A Centrist’s Guide To Surviving Thanksgiving

I thought I’d try and take a slightly humorous approach this month, because given the state of the world, sometimes you just have to laugh to keep from crying.  

With a little over a week before Thanksgiving, if you’re already having anxiety about how to survive the experience with family members who you have deep disagreements with over politics, religion, football, etc, instead of avoiding those topics altogether, if you happen to find conversations turning heated or awkward because you’ve ran out of benign topics like the weather, consider de-escalating the situation with some historical perspective to lighten the mood (I recommend a comical delivery just to be safe). 

But before I discuss how to do that, let me explain my thought process.  

One of the most regrettable truths about our human existence is that relationships get ruined and damaged from issues of the day that years later looking back no one would argue over.

For example, would anyone today seriously argue in favor of keeping slavery?  Or in favor of denying women the right to vote?     

Abraham Lincoln used to tell a lot of humorous stories with a message in them, and one that he used to tell is about how one time he saw these two drunken men arguing at a tavern and it turned into a fist fight that spilled outside into the field.  

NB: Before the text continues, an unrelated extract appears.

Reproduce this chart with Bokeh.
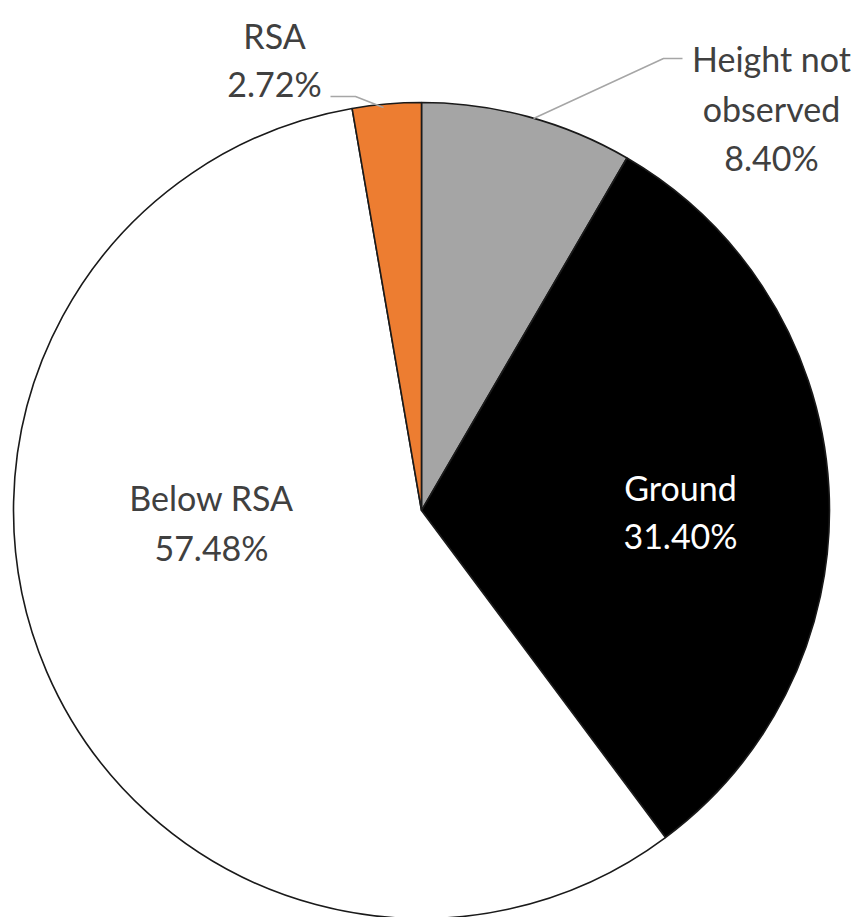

In the course of the fight they each took off their overcoats and threw them on the ground.  

At the end of the fight (which didn’t have a clear winner), they both picked up a coat and stumbled away, but without realizing it they had each taken the other man’s coat.  

Lincoln used this story to point out how both major parties over time could wind up trading positions on issues, no matter how stridently they used to uphold their old position. 

Now let’s say you’re sitting at dinner and your cousin brings up one of today’s hot button issues.  

Everyone freezes and the room gets quiet. You notice your aunt giving your cousin a look.  

That’s a perfect time to chime in and say something like “instead of talking about that, let’s play a game and try to think of what the most controversial topic was from Thanksgivings past.  What do you imagine the most controversial topic was around the Thanksgiving table in the year ____?

By the way, did you know the first official Thanksgiving was proclaimed by President Lincoln in 1863 so that we all celebrated it at the same time, because from 1621 until 1863 all of the states celebrated it on different days?  On that basis I would have to imagine that in 1863 the Thanksgiving proclamation itself was even controversial!

My favorite fact about that first official Thanksgiving was that all along the front lines, while the Union soldiers were celebrating, the Confederate soldiers held their guns out of respect, even after 2.5 years of terrible war to that point.  

Whatever happens with your Thanksgiving this year, I hope you remember to keep your cool and appeal to the better angels of your own nature, because 50, 75, or 100 years from now, the issues causing hurt feelings today won’t even be on anyone’s mind. Now pass the gravy, please.